Monday, October 29, 2012
Last Sunday night, we had a Night of Worship at our church. A man who I'll call John, and who is a mighty prayer warrior at our church, stood up and shared a scripture: Psalm 46:10. He read, "Be still and know that I am God. That means stop striving! This is a message for someone here tonight." I thought to myself, "huh, wonder who that's for."
The very next day, I received a disturbing, disheartening phone call. I cried out to God, "What do you want us to do?!" As those words came out of my mouth, I heard John's words in my mind, "Be still and know that I am God."

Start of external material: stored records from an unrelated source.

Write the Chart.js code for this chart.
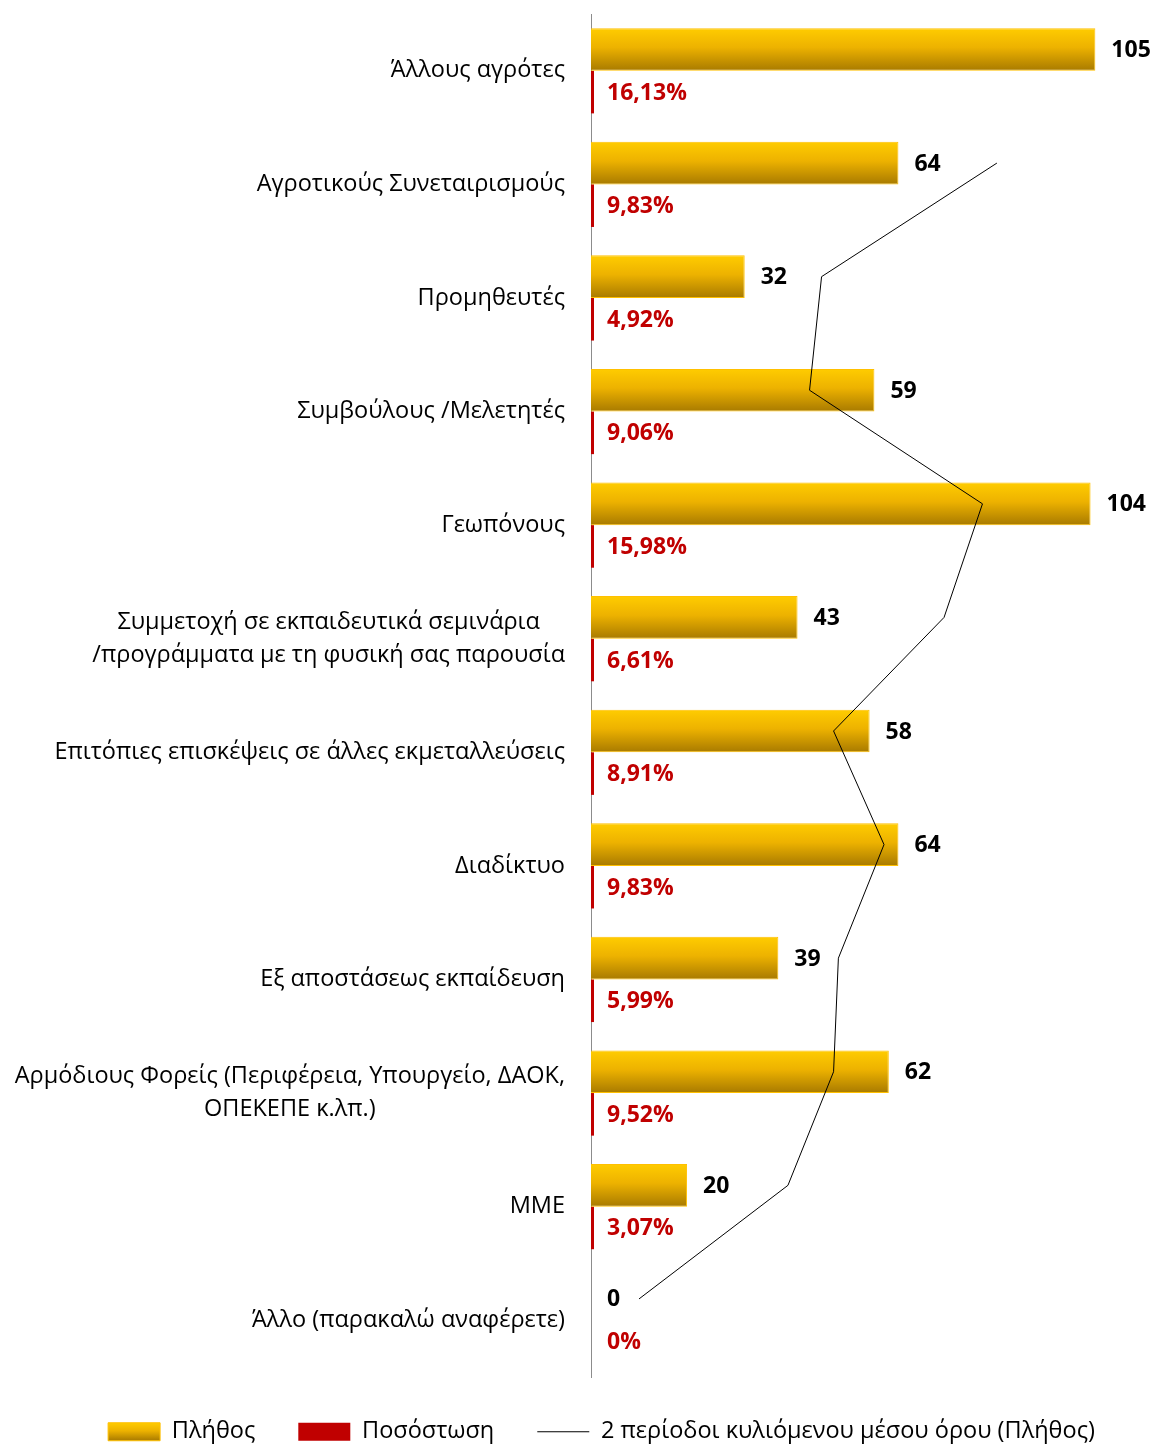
<!DOCTYPE html>
<html lang="el">
<head>
<meta charset="utf-8">
<title>Πηγές ενημέρωσης</title>
<script src="https://cdn.jsdelivr.net/npm/chart.js@4.4.1/dist/chart.umd.min.js"></script>
<style>
  html, body { margin: 0; padding: 0; background: #fff; }
  #wrap { width: 1156px; height: 1446px; }
</style>
</head>
<body>
<div id="wrap"><canvas id="chart"></canvas></div>
<script>
const categories = [
    'Άλλους αγρότες',
    'Αγροτικούς Συνεταιρισμούς',
    'Προμηθευτές',
    'Συμβούλους /Μελετητές',
    'Γεωπόνους',
    ['Συμμετοχή σε εκπαιδευτικά σεμινάρια', '/προγράμματα με τη φυσική σας παρουσία'],
    'Επιτόπιες επισκέψεις σε άλλες εκμεταλλεύσεις',
    'Διαδίκτυο',
    'Εξ αποστάσεως εκπαίδευση',
    ['Αρμόδιους Φορείς (Περιφέρεια, Υπουργείο, ΔΑΟΚ,', 'ΟΠΕΚΕΠΕ κ.λπ.)'],
    'ΜΜΕ',
    'Άλλο (παρακαλώ αναφέρετε)'
];
const counts = [105, 64, 32, 59, 104, 43, 58, 64, 39, 62, 20, 0];
const percents = [16.13, 9.83, 4.92, 9.06, 15.98, 6.61, 8.91, 9.83, 5.99, 9.52, 3.07, 0];
// 2 period moving average of the counts, starts at the 2nd category
const movingAvg = [null, 84.5, 48, 45.5, 81.5, 73.5, 50.5, 61, 51.5, 50.5, 41, 10];

const FONT = "'Open Sans', 'Noto Sans', sans-serif";
const CAT_PCT = 0.75;
const AXIS_X = 591;
const LEFT_PAD = 50;

const fmtPct = (v) => v === 0 ? '0%' : v.toFixed(2).replace('.', ',') + '%';

const goldGradient = (ctx, top, bottom) => {
    const g = ctx.createLinearGradient(0, top, 0, bottom);
    g.addColorStop(0, '#FFCC00');
    g.addColorStop(0.45, '#EDB200');
    g.addColorStop(1, '#A87A00');
    return g;
};

// gradient for each gold bar, taken from the category scale
const goldFill = (context) => {
    const chart = context.chart;
    const yScale = chart.scales.y;
    if (!yScale || context.dataIndex === undefined || !yScale.height) return '#EDB200';
    const band = yScale.height / categories.length;
    const center = yScale.getPixelForValue(context.dataIndex);
    return goldGradient(chart.ctx, center - band * CAT_PCT / 2, center);
};

// the line sits on the gold bar of each category (first of the two bars)
const linePoints = [];
movingAvg.forEach((v, i) => {
    if (v !== null) linePoints.push({ x: v, y: i - CAT_PCT / 4 });
});

const categoryLabels = {
    id: 'categoryLabels',
    afterDraw(chart) {
        const ctx = chart.ctx;
        const yScale = chart.scales.y;
        const right = chart.chartArea.left - 26;
        ctx.save();
        ctx.font = '23.5px ' + FONT;
        ctx.fillStyle = '#000';
        ctx.textAlign = 'center';
        ctx.textBaseline = 'middle';
        categories.forEach((label, i) => {
            const lines = Array.isArray(label) ? label : [label];
            const w = Math.max(...lines.map(l => ctx.measureText(l).width));
            const cx = right - w / 2;
            const cy = yScale.getPixelForValue(i);
            lines.forEach((l, k) => {
                ctx.fillText(l, cx, cy + (k - (lines.length - 1) / 2) * 33);
            });
        });
        ctx.restore();
    }
};

const valueLabels = {
    id: 'valueLabels',
    afterDatasetsDraw(chart) {
        const ctx = chart.ctx;
        const x0 = chart.scales.x.getPixelForValue(0);
        ctx.save();
        ctx.font = 'bold 23px ' + FONT;
        ctx.textAlign = 'left';
        ctx.textBaseline = 'middle';
        chart.getDatasetMeta(0).data.forEach((bar, i) => {
            ctx.fillStyle = '#000';
            ctx.fillText(String(counts[i]), bar.x + 16, bar.y + 1);
        });
        chart.getDatasetMeta(1).data.forEach((bar, i) => {
            ctx.fillStyle = '#C00000';
            ctx.fillText(fmtPct(percents[i]), x0 + 16, bar.y + 1);
        });
        ctx.restore();
    }
};

const legendGradient = {
    id: 'legendGradient',
    beforeDraw(chart) {
        const legend = chart.legend;
        if (!legend || !legend.legendItems || !legend.legendHitBoxes) return;
        legend.legendItems.forEach((item, k) => {
            if (item.datasetIndex !== 0) return;
            const hb = legend.legendHitBoxes[k];
            const cy = hb.top + 23.5 / 2;
            item.fillStyle = goldGradient(chart.ctx, cy - 9, cy + 9);
        });
    }
};

new Chart(document.getElementById('chart'), {
    type: 'bar',
    data: {
        labels: categories,
        datasets: [{
            label: 'Πλήθος',
            data: counts,
            backgroundColor: goldFill,
            borderColor: '#FFC000',
            borderWidth: 1,
            pointStyle: 'rect',
            order: 1,
        }, {
            label: 'Ποσόστωση',
            data: percents.map(p => p / 100),
            backgroundColor: (c) => percents[c.dataIndex] === 0 ? 'rgba(0,0,0,0)' : '#C00000',
            borderWidth: 0,
            minBarLength: 3,
            pointStyle: 'rect',
            order: 1,
        }, {
            type: 'line',
            label: '2 περίοδοι κυλιόμενου μέσου όρου (Πλήθος)',
            data: linePoints,
            parsing: false,
            indexAxis: 'y',
            borderColor: '#000',
            backgroundColor: '#000',
            borderWidth: 1,
            pointRadius: 0,
            pointStyle: 'line',
            tension: 0,
            fill: false,
            order: 0,
        }]
    },
    options: {
        indexAxis: 'y',
        responsive: true,
        maintainAspectRatio: false,
        animation: false,
        datasets: {
            bar: {
                categoryPercentage: CAT_PCT,
                barPercentage: 1,
            }
        },
        layout: {
            padding: { top: 14, right: 3, bottom: 0, left: LEFT_PAD }
        },
        scales: {
            x: {
                display: false,
                min: 0,
                max: 117,
            },
            y: {
                type: 'category',
                grid: { display: false },
                ticks: { display: false },
                border: { display: true, color: '#8C8C8C', width: 1 },
                afterFit: (scale) => { scale.width = AXIS_X - LEFT_PAD; },
            }
        },
        plugins: {
            tooltip: { enabled: false },
            legend: {
                position: 'bottom',
                maxHeight: 69,
                labels: {
                    usePointStyle: true,
                    pointStyleWidth: 52,
                    boxHeight: 18,
                    padding: 43,
                    color: '#000',
                    font: { family: FONT, size: 23.5 },
                    sort: (a, b) => a.datasetIndex - b.datasetIndex,
                }
            }
        }
    },
    plugins: [categoryLabels, valueLabels, legendGradient]
});
</script>
</body>
</html>
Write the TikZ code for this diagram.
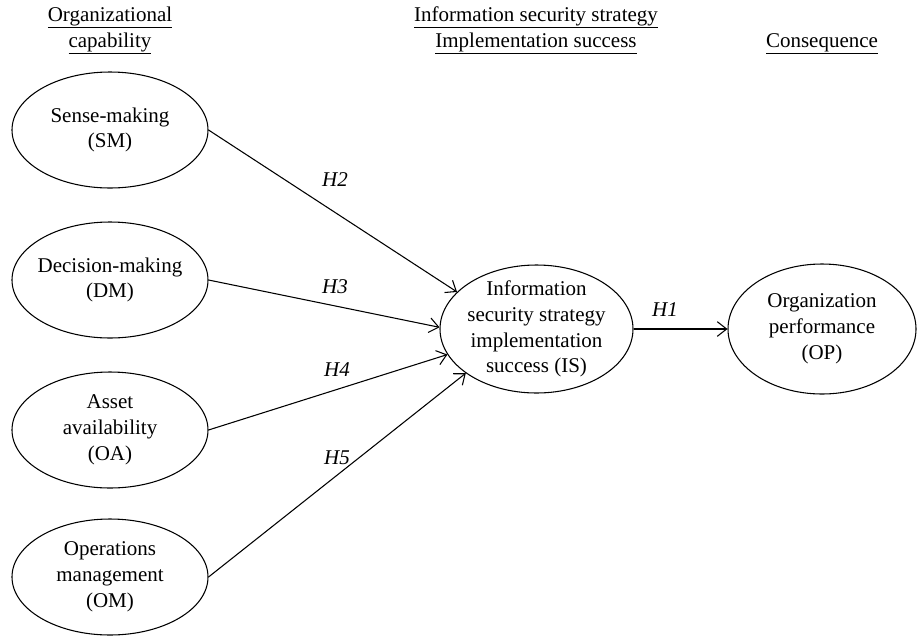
\documentclass[tikz,border=0pt]{standalone}
\usepackage{fontspec}
\setmainfont{Liberation Serif}
\usetikzlibrary{arrows.meta,shapes.geometric}
\begin{document}
\begin{tikzpicture}[x=0.75pt,y=-0.75pt,
  every node/.style={font=\fontsize{15.75}{19.3}\selectfont},
  construct/.style={ellipse,draw,line width=0.8pt,inner sep=0pt,minimum width=147pt,minimum height=87pt},
  hyp/.style={-{Straight Barb[length=7pt,width=11pt]},line width=0.8pt},
  hlab/.style={font=\fontsize{15.75}{19.3}\selectfont\itshape},
  head/.style={anchor=base}]
\useasboundingbox (0,0) rectangle (917,636);
% headers
\node[head] (h1a) at (110,21) {\underline{Organizational}};
\node[head] (h1b) at (110,47) {\underline{capability}};
\node[head] (h2a) at (536,21) {\underline{Information security strategy}};
\node[head] (h2b) at (536,47) {\underline{Implementation success}};
\node[head] (h3)  at (822,47) {\underline{Consequence}};
% constructs
\node[construct,label={[align=center]center:Sense-making\\(SM)}] (SM) at (110,130) {};
\node[construct,label={[align=center]center:Decision-making\\(DM)}] (DM) at (110,280) {};
\node[construct,label={[align=center]center:Asset\\availability\\(OA)}] (OA) at (110,430) {};
\node[construct,label={[align=center]center:Operations\\management\\(OM)}] (OM) at (110,577) {};
\node[construct,minimum width=144.75pt,minimum height=96pt,
  label={[align=center]center:Information\\security strategy\\implementation\\success (IS)}] (IS) at (536.5,329) {};
\node[construct,minimum width=141pt,minimum height=97.5pt,
  label={[align=center]center:Organization\\performance\\(OP)}] (OP) at (822,329) {};
% hypotheses
\draw[hyp] (SM.east) -- (IS.155);
\draw[hyp] (DM.east) -- (IS.179);
\draw[hyp] (OA.east) -- (IS.196);
\draw[hyp] (OM.east) -- (IS.212);
\draw[hyp] (IS.east) -- (OP.west);
\node[hlab] (l2) at (335,180) {H2};
\node[hlab] (l3) at (335,287) {H3};
\node[hlab] (l4) at (337,370) {H4};
\node[hlab] (l5) at (337,458) {H5};
\node[hlab] (l1) at (665,310) {H1};
\end{tikzpicture}
\end{document}
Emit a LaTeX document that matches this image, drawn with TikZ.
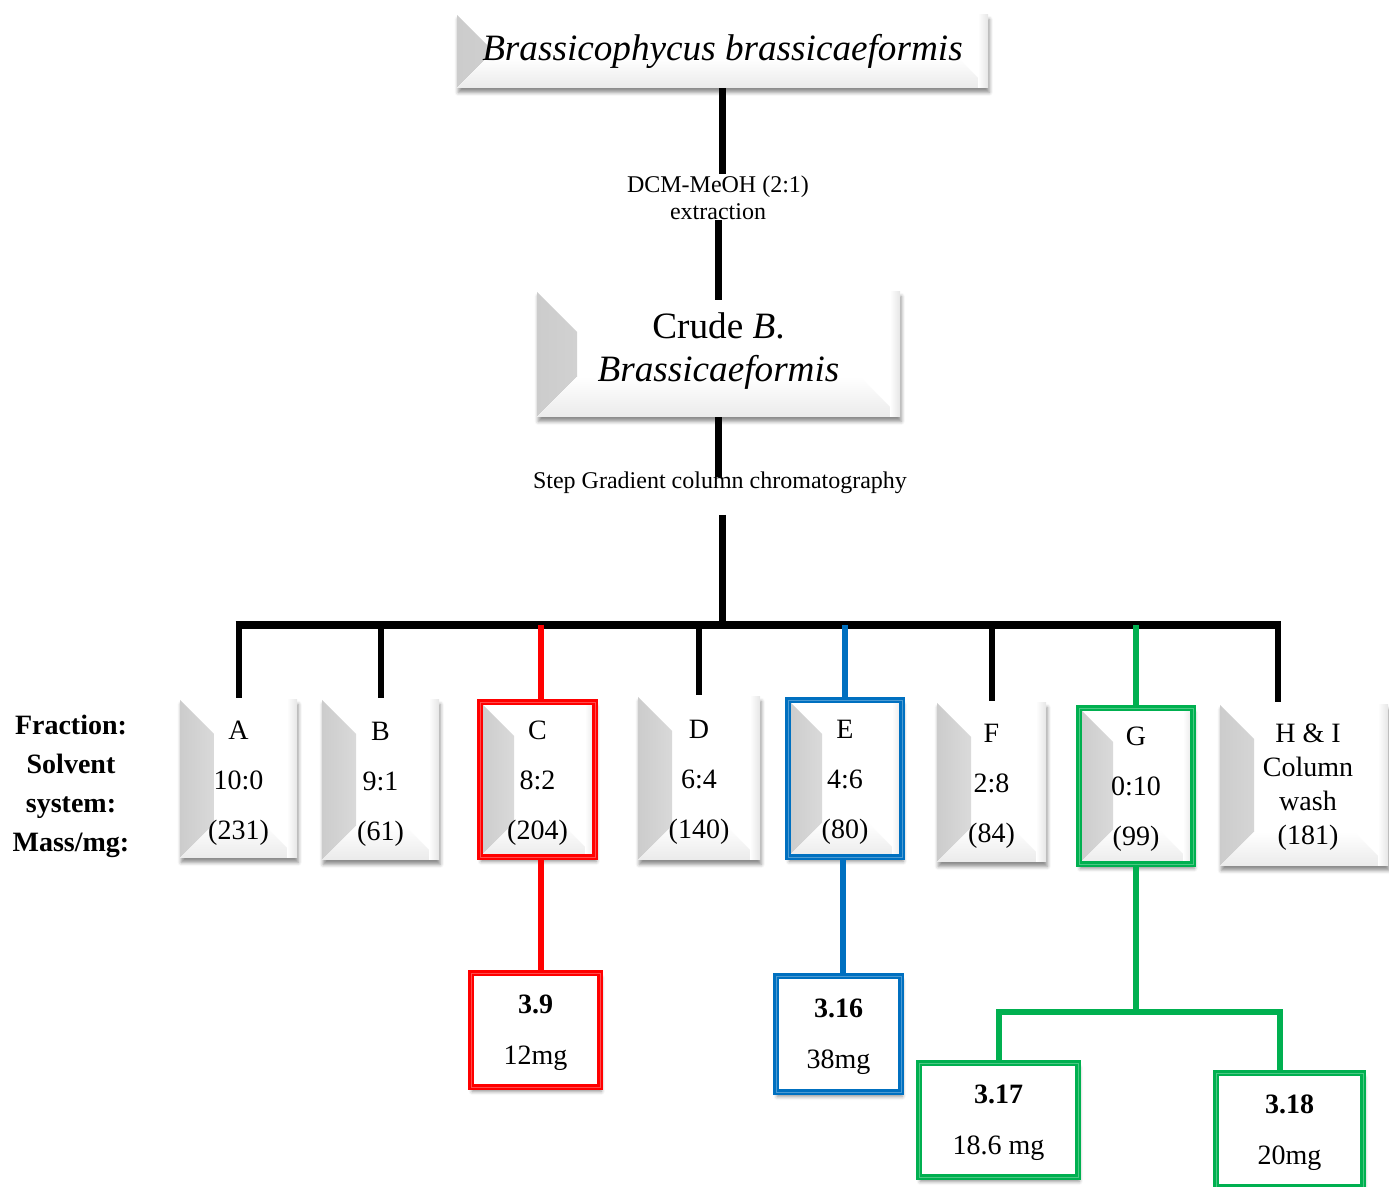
\documentclass[tikz,border=0pt]{standalone}
\usepackage{fontspec}
\setmainfont{Liberation Serif}
\usetikzlibrary{calc,shadows.blur}

\definecolor{cred}{RGB}{255,0,0}
\definecolor{cblue}{RGB}{0,112,192}
\definecolor{cgreen}{RGB}{0,176,80}

\tikzset{
  softshadow/.style={blur shadow={shadow xshift=0.6pt, shadow yshift=-2.2pt,
      shadow blur radius=1.8pt, shadow opacity=45}},
  bevelbox/.style={fill=white, inner sep=0pt, softshadow,
    path picture={
      \fill[left color=black!20, right color=black!2]
        (path picture bounding box.north west) -- ++(#1,-#1)
        -- ($(path picture bounding box.south west)+(#1,#1)$)
        -- (path picture bounding box.south west) -- cycle;
      \fill[bottom color=black!8, top color=white]
        (path picture bounding box.south west) -- ++(#1,#1)
        -- ($(path picture bounding box.south east)+(-#1,#1)$)
        -- (path picture bounding box.south east) -- cycle;
      \fill[left color=white, right color=black!10]
        ($(path picture bounding box.north east)+(-5pt,0)$)
        rectangle (path picture bounding box.south east);
    }},
  bevelbox/.default=17pt,
  rimmed/.style={draw=#1, double=#1!70!white, line width=1.3pt, double distance=0.4pt},
  resultbox/.style={fill=white, inner sep=0pt, softshadow, rimmed=#1},
  trunk/.style={line width=3.5pt, black},
  branch/.style={line width=3pt, black},
  cbranch/.style={line width=3pt, #1},
  bigtext/.style={font=\fontsize{18.6}{21.5}\selectfont, align=center},
  steptext/.style={font=\fontsize{12}{13.5}\selectfont, align=center, inner sep=1pt},
  fractext/.style={font=\fontsize{14}{25}\selectfont, align=center},
  washtext/.style={font=\fontsize{14}{17}\selectfont, align=center},
  restext/.style={font=\fontsize{14}{25.5}\selectfont, align=center},
}

\begin{document}
\begin{tikzpicture}[x=0.5pt,y=-0.5pt]
\useasboundingbox (0,0) rectangle (1389,1187);

% source organism and crude extract
\node[bevelbox=15pt, minimum width=265.5pt, minimum height=36.5pt] (alga) at (722.5,51.5) {};
\node[bigtext] (algat) at (alga.center) {\itshape Brassicophycus brassicaeformis};
\node[steptext] (extr) at (718,198) {DCM-MeOH (2:1)\\extraction};
\node[bevelbox=20pt, minimum width=181.5pt, minimum height=62.5pt] (crude) at (718.5,354.5) {};
\node[bigtext] (crudet) at ([yshift=1.5pt]crude.center) {Crude \textit{B}.\\\textit{Brassicaeformis}};
\node[steptext] (sgcc) at (720,483) {Step Gradient column chromatography};

% row labels
\node[font=\fontsize{14}{19.5}\selectfont\bfseries, align=center] (rowlab) at (71,786)
  {Fraction:\\Solvent\\system:\\Mass/mg:};

% fractions
\node[bevelbox, minimum width=58.5pt, minimum height=79pt] (A) at (238.5,779) {};
\node[bevelbox, minimum width=58.5pt, minimum height=80pt] (B) at (380.5,780) {};
\node[bevelbox, rimmed=cred, minimum width=57.5pt, minimum height=77.5pt] (C) at (537.5,779.5) {};
\node[bevelbox, minimum width=61pt, minimum height=81.5pt] (D) at (699,778.5) {};
\node[bevelbox, rimmed=cblue, minimum width=57pt, minimum height=78.5pt] (E) at (845,778.5) {};
\node[bevelbox, minimum width=54.5pt, minimum height=79.5pt] (F) at (991.5,782.5) {};
\node[bevelbox, rimmed=cgreen, minimum width=57pt, minimum height=78pt] (G) at (1136,786) {};
\node[bevelbox, minimum width=84pt, minimum height=80.5pt] (H) at (1304,785.5) {};

\node[fractext] (At) at ([yshift=-2pt]A.center) {A\\10:0\\(231)};
\node[fractext] (Bt) at ([yshift=-2pt]B.center) {B\\9:1\\(61)};
\node[fractext] (Ct) at ([yshift=-2pt]C.center) {C\\8:2\\(204)};
\node[fractext] (Dt) at ([yshift=-2pt]D.center) {D\\6:4\\(140)};
\node[fractext] (Et) at ([yshift=-2pt]E.center) {E\\4:6\\(80)};
\node[fractext] (Ft) at ([yshift=-2pt]F.center) {F\\2:8\\(84)};
\node[fractext] (Gt) at ([yshift=-1.5pt]G.center) {G\\0:10\\(99)};
\node[washtext] (Ht) at ([xshift=2pt,yshift=-1pt]H.center) {H \& I\\Column\\wash\\(181)};

% isolated compounds
\node[resultbox=cred, minimum width=64.5pt, minimum height=57pt] (r39) at (535.5,1030) {};
\node[resultbox=cblue, minimum width=62.5pt, minimum height=58pt] (r316) at (838.5,1034) {};
\node[resultbox=cgreen, minimum width=79.5pt, minimum height=57pt] (r317) at (998.5,1120) {};
\node[resultbox=cgreen, minimum width=73.5pt, minimum height=57pt] (r318) at (1289.5,1130) {};

\node[restext] (r39t) at ([yshift=-1.3pt]r39.center) {\textbf{3.9}\\12mg};
\node[restext] (r316t) at ([yshift=-1.3pt]r316.center) {\textbf{3.16}\\38mg};
\node[restext] (r317t) at ([yshift=-1.3pt]r317.center) {\textbf{3.17}\\18.6 mg};
\node[restext] (r318t) at ([yshift=-1.3pt]r318.center) {\textbf{3.18}\\20mg};

% junction points
\coordinate (cut1) at (720,477);
\coordinate (cut2) at (722,515);
\coordinate (hub) at (722,625);
\coordinate (hbr) at (1278,702);
\coordinate (gsplit) at (1136,1012);

% main trunk
\draw[trunk] (alga.south) -- (alga.south |- extr.north);
\draw[trunk] ([yshift=1pt]extr.south) -- ([yshift=-4pt]extr.south |- crude.north);
\draw[trunk] (crude.south) -- (crude.south |- cut1);
\draw[trunk] (cut2) -- (hub);
\draw[line width=4pt] ([xshift=-1.5pt]A.north |- hub) -- ([xshift=1.5pt]hbr |- hub);

% black branches
\foreach \f in {A,B,D,F}
  \draw[branch] (\f.north |- hub) -- ([yshift=1pt]\f.north);
\draw[branch] (hbr |- hub) -- (hbr);

% coloured branches
\draw[cbranch=cred] ([xshift=1.5pt]C.north |- hub) -- ([xshift=1.5pt]C.north);
\draw[cbranch=cblue] (E.north |- hub) -- (E.north);
\draw[cbranch=cgreen] (G.north |- hub) -- (G.north);

\draw[cbranch=cred] ([xshift=1.5pt]C.south) -- ([xshift=1.5pt]C.south |- r39.north);
\draw[cbranch=cblue] ([xshift=-1pt]E.south) -- ([xshift=-1pt]E.south |- r316.north);
\draw[cbranch=cgreen] (G.south) -- (gsplit);
\draw[cbranch=cgreen] (r317.north) |- (gsplit) -| ([xshift=-5pt]r318.north);

\end{tikzpicture}
\end{document}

Later that day, I got a call from a dear friend who asked about my situation. I shared with her the disheartening call I had received. She said that she really felt that God didn't want us to "do" anything about this situation but trust Him--not in an inactive way--trusting God takes discipline and effort. But she said she really didn't think we were to "do" anything but rest in His faithfulness. When she finished, I had to tell her about my experience with Psalm 46:10 just hours before her phone call.
That was one week ago today. Last night, I tossed and turned, thinking about this situation, wishing there was something I could do. It hurts so much to stand by and watch a loved one struggle.
Guess what my devotional was this morning? Yep, Psalm 46:1-11.
Lord, teach me to stop striving and rest in You, trust in Your faithfulness. Teach me to actively "know that You are God."